WHAT YOU HAVE TO DO
Extract each line of the records below that contains the word "this".

STORED DATA
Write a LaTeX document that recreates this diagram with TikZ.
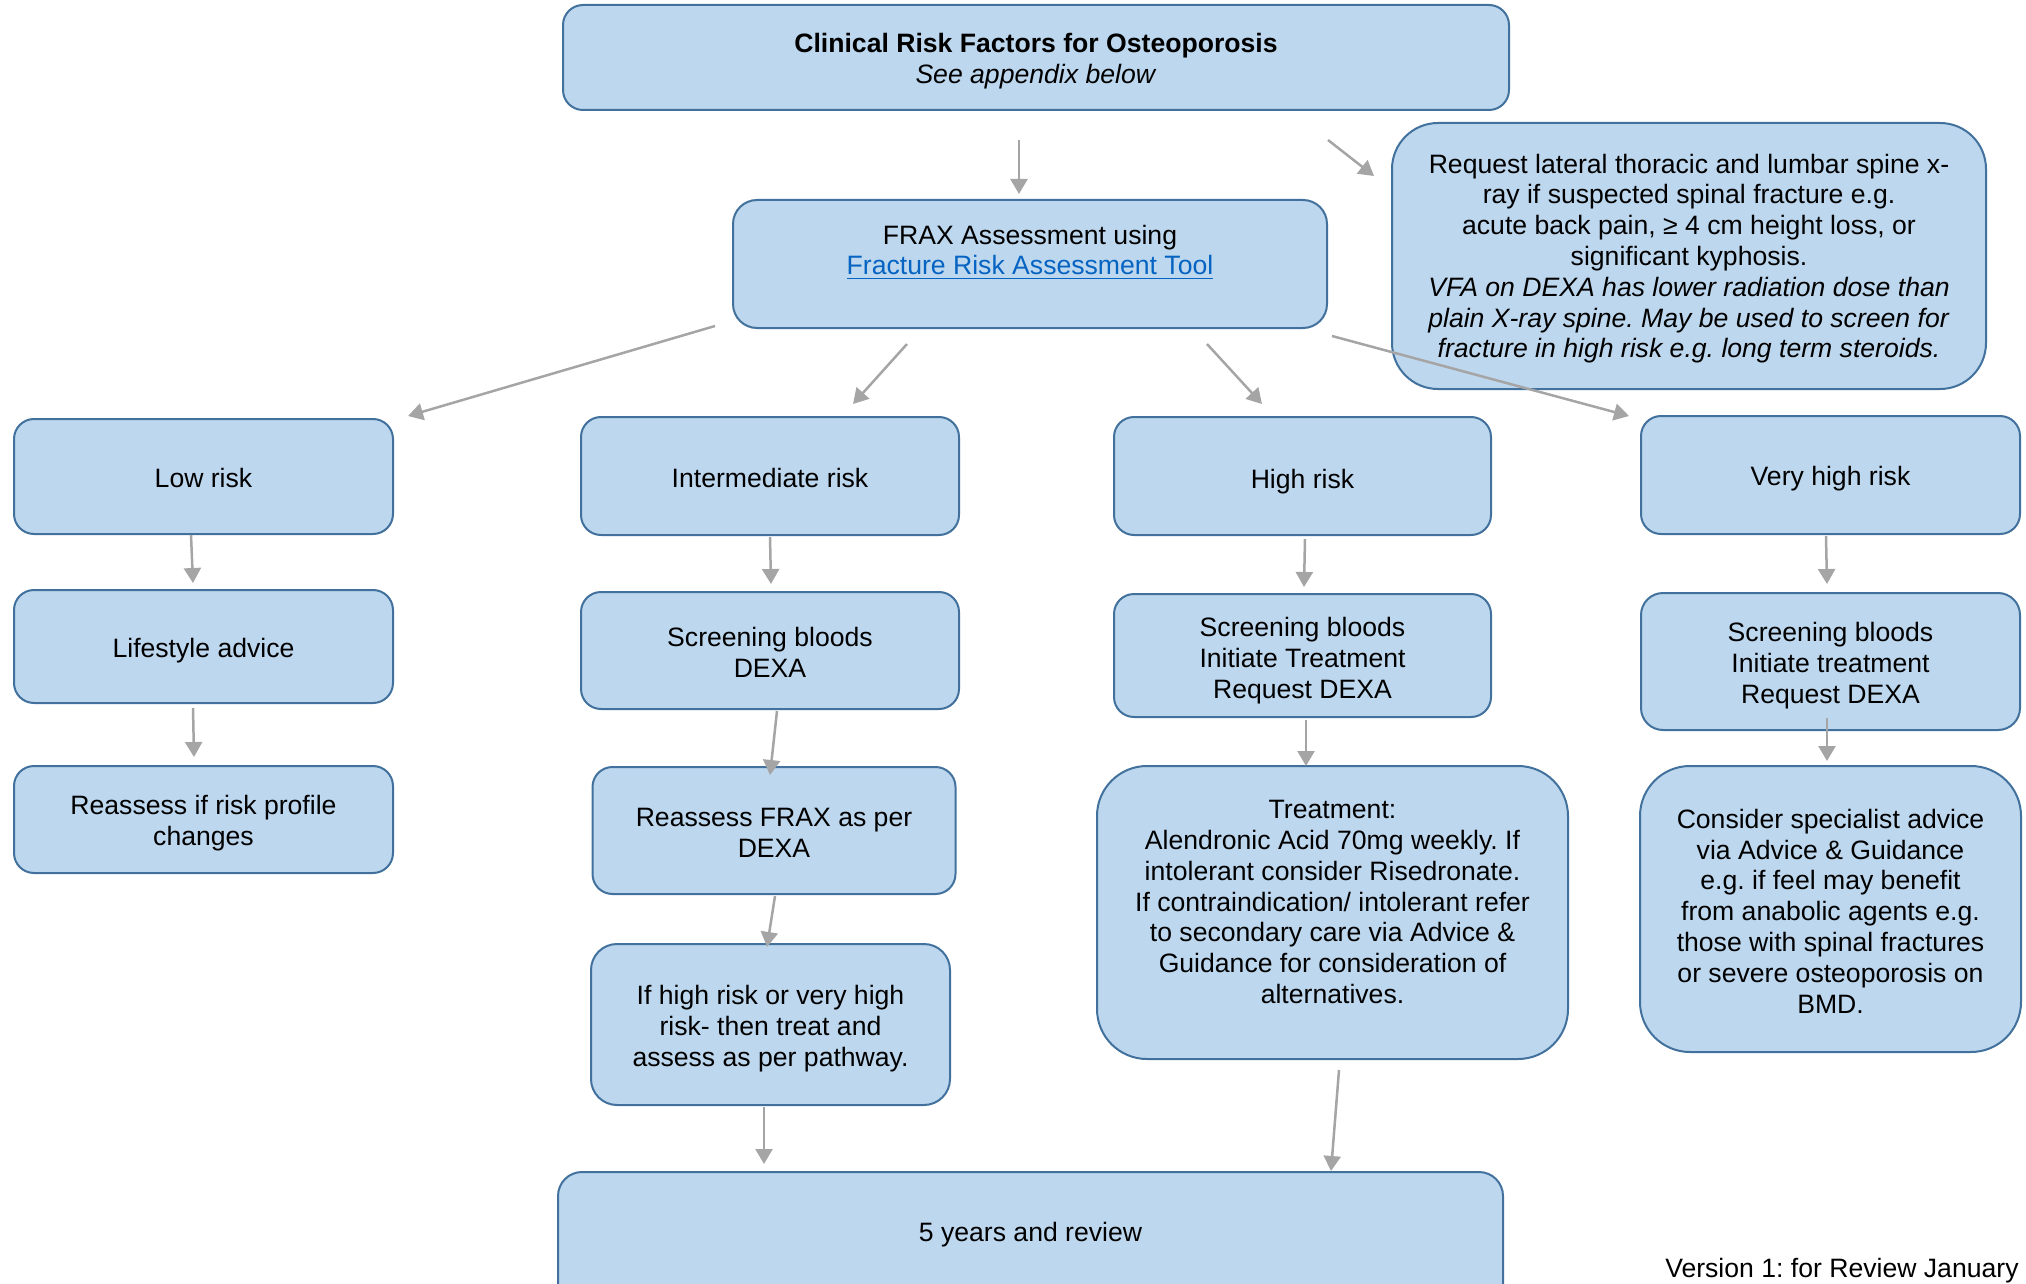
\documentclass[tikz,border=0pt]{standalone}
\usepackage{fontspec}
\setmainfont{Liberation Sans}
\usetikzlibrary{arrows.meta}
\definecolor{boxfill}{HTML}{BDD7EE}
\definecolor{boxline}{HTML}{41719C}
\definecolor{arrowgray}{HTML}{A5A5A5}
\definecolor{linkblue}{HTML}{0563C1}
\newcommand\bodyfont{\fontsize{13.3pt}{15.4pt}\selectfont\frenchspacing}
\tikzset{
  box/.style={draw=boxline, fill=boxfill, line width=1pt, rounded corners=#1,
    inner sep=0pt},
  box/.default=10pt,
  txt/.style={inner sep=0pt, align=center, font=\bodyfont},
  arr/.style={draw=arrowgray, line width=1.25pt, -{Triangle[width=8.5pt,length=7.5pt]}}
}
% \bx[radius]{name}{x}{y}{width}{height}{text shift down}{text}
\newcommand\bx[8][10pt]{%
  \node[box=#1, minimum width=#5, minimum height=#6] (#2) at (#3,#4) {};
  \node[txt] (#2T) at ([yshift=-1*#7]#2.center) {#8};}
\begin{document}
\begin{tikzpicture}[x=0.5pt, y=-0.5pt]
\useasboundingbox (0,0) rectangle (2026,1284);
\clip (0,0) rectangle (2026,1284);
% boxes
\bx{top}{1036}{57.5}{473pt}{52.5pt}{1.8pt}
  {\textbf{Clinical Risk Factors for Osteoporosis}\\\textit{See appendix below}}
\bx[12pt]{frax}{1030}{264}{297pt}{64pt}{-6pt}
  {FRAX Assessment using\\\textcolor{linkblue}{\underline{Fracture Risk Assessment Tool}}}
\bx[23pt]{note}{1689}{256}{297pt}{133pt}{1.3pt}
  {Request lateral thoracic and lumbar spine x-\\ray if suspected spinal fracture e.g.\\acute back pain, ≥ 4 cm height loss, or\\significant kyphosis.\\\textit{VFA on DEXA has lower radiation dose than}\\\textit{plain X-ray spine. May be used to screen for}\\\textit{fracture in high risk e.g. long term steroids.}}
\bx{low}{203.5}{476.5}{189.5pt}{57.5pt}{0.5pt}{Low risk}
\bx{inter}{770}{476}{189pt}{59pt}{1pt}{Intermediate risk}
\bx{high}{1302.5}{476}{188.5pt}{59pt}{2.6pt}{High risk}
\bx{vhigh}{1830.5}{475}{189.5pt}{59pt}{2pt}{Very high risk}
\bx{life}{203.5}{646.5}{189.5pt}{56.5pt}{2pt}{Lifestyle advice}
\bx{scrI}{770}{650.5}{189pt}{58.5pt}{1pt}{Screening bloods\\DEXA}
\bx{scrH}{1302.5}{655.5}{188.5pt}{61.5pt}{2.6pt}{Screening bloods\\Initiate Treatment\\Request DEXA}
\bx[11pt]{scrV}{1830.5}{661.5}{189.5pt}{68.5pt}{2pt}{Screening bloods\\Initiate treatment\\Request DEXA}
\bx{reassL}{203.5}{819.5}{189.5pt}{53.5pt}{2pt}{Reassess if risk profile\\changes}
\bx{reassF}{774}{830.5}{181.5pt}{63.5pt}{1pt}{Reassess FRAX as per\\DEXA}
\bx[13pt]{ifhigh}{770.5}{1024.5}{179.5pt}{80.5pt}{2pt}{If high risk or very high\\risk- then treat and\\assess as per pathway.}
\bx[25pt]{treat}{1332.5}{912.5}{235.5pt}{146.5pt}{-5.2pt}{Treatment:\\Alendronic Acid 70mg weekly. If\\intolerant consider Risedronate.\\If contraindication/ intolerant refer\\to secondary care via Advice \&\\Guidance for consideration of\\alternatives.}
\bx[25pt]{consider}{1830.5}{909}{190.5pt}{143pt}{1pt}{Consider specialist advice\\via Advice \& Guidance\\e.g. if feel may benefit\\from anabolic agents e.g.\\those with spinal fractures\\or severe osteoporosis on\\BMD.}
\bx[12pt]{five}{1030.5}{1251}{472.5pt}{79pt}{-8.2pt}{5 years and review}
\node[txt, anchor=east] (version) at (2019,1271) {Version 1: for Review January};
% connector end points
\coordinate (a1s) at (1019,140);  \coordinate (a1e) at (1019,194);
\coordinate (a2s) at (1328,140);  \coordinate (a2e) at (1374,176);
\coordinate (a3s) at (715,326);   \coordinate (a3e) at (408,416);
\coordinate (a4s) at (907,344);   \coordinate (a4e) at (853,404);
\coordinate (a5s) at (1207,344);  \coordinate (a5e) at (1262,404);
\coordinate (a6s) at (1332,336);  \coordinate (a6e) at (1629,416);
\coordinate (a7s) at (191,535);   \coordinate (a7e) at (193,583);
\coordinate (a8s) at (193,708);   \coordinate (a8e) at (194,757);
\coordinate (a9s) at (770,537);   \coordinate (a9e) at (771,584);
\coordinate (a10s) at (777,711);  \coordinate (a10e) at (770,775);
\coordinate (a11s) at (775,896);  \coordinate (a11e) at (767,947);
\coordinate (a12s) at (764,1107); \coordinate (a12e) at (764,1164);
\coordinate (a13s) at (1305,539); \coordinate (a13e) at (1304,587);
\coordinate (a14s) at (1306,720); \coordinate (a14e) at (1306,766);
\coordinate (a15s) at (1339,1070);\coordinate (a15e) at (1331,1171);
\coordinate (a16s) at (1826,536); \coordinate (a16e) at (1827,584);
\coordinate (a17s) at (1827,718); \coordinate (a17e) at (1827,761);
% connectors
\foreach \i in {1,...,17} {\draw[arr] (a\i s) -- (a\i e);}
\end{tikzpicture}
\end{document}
--
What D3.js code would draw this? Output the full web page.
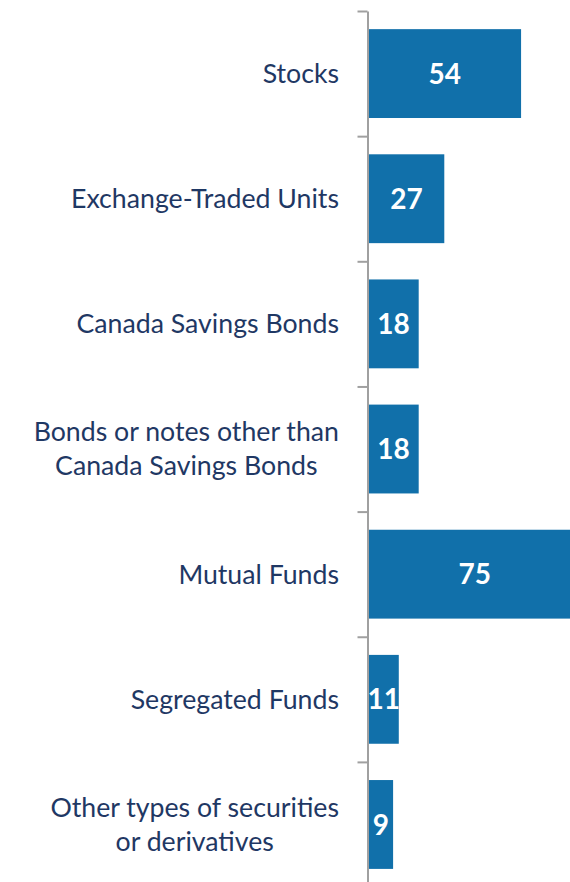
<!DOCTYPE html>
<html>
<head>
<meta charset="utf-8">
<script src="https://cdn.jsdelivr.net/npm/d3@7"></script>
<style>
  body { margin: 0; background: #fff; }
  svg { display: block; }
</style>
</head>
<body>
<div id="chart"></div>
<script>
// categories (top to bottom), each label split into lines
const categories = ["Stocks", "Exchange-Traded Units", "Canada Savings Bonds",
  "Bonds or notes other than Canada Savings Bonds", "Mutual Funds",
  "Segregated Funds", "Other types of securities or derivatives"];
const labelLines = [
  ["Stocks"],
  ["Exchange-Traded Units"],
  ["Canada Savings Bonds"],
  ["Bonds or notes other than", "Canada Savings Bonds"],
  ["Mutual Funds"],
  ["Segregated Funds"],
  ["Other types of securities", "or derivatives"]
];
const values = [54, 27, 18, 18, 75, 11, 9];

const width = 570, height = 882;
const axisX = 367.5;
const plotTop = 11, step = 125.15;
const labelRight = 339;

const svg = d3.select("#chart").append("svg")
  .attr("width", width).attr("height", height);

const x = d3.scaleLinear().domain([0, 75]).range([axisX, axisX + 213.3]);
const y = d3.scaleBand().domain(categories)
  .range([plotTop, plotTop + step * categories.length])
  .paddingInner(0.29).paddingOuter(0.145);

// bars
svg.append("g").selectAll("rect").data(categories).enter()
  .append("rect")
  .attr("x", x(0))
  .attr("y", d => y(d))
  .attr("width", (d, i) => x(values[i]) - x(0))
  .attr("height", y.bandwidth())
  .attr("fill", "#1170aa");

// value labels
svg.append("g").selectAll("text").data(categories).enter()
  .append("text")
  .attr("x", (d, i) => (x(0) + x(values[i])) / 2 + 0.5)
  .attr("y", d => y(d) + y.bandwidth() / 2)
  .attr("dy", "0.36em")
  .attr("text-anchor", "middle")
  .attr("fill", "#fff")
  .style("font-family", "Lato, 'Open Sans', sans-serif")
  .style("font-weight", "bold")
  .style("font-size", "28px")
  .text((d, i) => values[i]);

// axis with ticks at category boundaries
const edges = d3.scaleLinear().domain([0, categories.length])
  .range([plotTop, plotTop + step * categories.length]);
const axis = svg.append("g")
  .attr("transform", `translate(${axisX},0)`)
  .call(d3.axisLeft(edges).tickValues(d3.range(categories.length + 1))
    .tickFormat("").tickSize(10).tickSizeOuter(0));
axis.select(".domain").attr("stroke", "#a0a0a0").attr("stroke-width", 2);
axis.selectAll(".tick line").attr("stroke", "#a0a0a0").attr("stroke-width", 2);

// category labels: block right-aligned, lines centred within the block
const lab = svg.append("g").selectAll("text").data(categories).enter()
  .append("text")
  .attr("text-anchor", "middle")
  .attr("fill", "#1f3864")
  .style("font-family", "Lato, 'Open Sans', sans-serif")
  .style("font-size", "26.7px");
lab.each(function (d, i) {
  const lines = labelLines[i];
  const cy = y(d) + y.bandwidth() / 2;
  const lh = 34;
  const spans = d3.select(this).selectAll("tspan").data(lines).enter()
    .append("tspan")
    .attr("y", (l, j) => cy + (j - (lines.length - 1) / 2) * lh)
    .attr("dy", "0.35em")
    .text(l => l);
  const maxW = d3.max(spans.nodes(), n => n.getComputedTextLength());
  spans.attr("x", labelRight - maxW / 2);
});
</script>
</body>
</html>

FULL ANSWER
Write a LaTeX document that recreates this diagram with TikZ.
What D3.js code would draw this? Output the full web page.
  const spans = d3.select(this).selectAll("tspan").data(lines).enter()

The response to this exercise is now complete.